Abou Dhabi organise déjà, depuis 2007, un festival de cinéma qui commence à éclipser celui plus établi du Caire et finance de jeunes réalisateurs arabes.

Une des collections les plus prestigieuses au monde

Quant au Qatar, son musée d'art islamique abrite une collection décrite comme l'une des plus prestigieuses au monde, rassemblant des objets d'art et d'histoire collectés sur trois continents, d'Espagne jusqu'en Inde, et illustrant la civilisation musulmane, du VIIe au XIXe siècle.
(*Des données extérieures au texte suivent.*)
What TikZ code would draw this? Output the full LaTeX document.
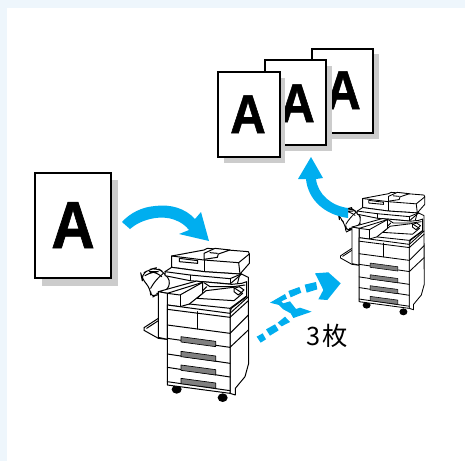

Le bâtiment a été conçu par l'Américain d'origine chinoise Ieoh Ming Pei, architecte de la Pyramide du Louvre. C'est la fille de l'émir, cheikha Mayassa Al-Thani, qui dirige l'autorité des musées du Qatar et qui est également responsable de la collection de tableaux internationaux du pays.

Selon le magazine Vanity Fair, le Qatar aurait acquis en février dernier la meilleure des cinq versions des Joueurs de cartes de Paul Cézanne, pour un montant estimé à 250 millions de dollars. Mais il n'a pas été possible d'obtenir confirmation auprès des autorités.

Le Qatar s'est également doté en 2010 du premier musée consacré à l'art moderne arabe, abritant près de 6500 pièces, «Mathaf» (musée, en arabe), première institution à rassembler les oeuvres des grands maîtres arabes.

Pour sa part, l'architecte français Jean Nouvel a été chargé du projet du Musée national du Qatar.

Ce pays organise depuis trois ans le Festival Doha-Tribeca, réplique du Festival de cinéma de Manhattan fondé par Robert de Niro, qui concurrence directement ceux d'Abou Dhabi et Dubaï.

Et si Dubaï a pâti de ses problèmes de dette, l'émirat s'impose néanmoins comme centre d'art privé, fondé sur un réseau de galeries et un marché de l'art régional.

Il abrite notamment une Foire d'art contemporain annuelle et des ventes aux enchères qui ont fait flamber les prix des oeuvres des artistes arabes et iraniens.

Dubaï a en outre annoncé en mars qu'il allait se doter d'un musée d'art moderne et d'un opéra, premiers projets annoncés depuis la crise qui a secoué en 2009 l'émirat surendetté. Ils seront situés près de Burj Khalifa, la tour la plus haute du monde devenue le symbole de la ville-émirat.